James Blish's They Shall Have Stars ends with a CODA whereas Robert Heinlein's Future History Chart ends:
2600 Universe
Commonsense
(Da Capo)
I will return to these musical terms.
Generically, the phrase, "Technic civilization," might refer to any technologically-based civilization. Specifically, it refers to a human-led civilization beginning after the Chaos on Earth and ending at the beginning of the interstellar Long Night. The political forms of this "Technic civilization" are the Solar Commonwealth and the Terran Empire. After the Long Night, other human civilizations spread through several spiral arms of the galaxy. It follows both that the story, "A Tragedy of Errors," set during the Long Night, is post-Technic and that the three succeeding stories are even further removed from Technic civilization. "Starfog," dated 7100 in the Chronology of Technic Civilization, is a "coda" to the future history series that is called the History of Technic Civilization. "The Chapter Ends" is also a "coda" if it is accepted as the conclusion of Anderson's Psychotechnic History.
Because of its position at the end of the Future History Chart, I took "Da Capo" to mean much the same as "Coda," an ending, whereas, in fact, it means the opposite, "from the beginning." I know that the concluding section of Time Enough For Love, about time travel from the far future to the World War I period, is called "Da Capo." However, I do not accept that novel as a valid addition to the Future History. I wonder how Heinlein originally conceived of "Da Capo" when he placed it at the end of his Chart and whether it would have involved a more interesting account of time travel.

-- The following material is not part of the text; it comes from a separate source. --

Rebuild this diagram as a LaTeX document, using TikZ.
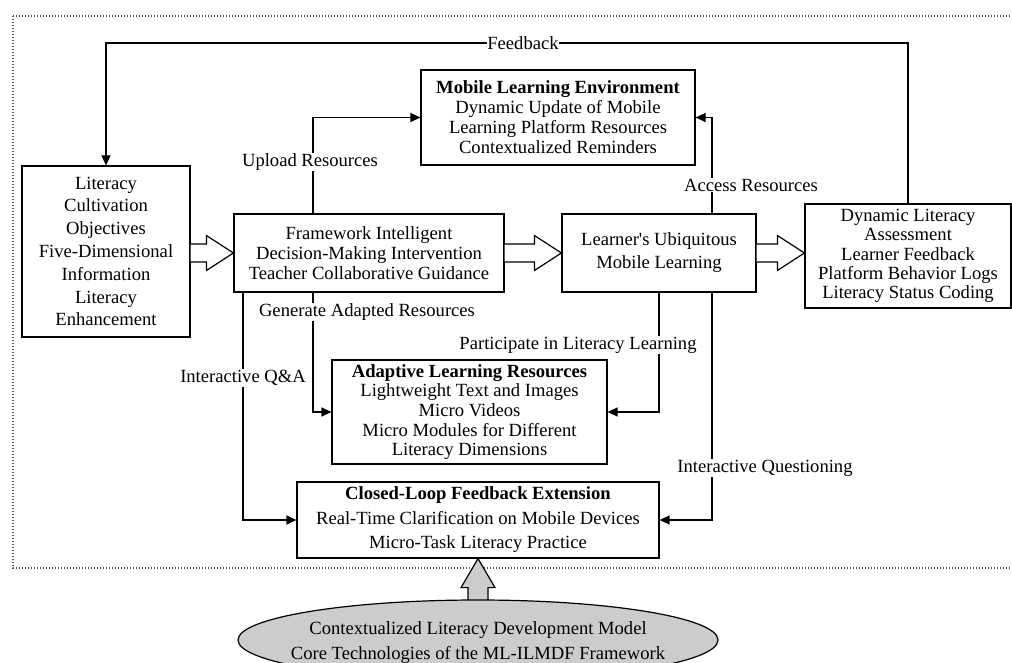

(This computer seems more or less to have sorted itself out at least for the time being.)
1 comment:
Kaor, Paul!
I tend to think of the Terran Empire surviving for as much as 250 years after THE GAME OF EMPIRE and for "A Tragedy of Errors" as occurring 200 years after Terra fell. I think it would take about that long for many planets originally sharing Anglic as a common language to find them more and more diverging into different languages.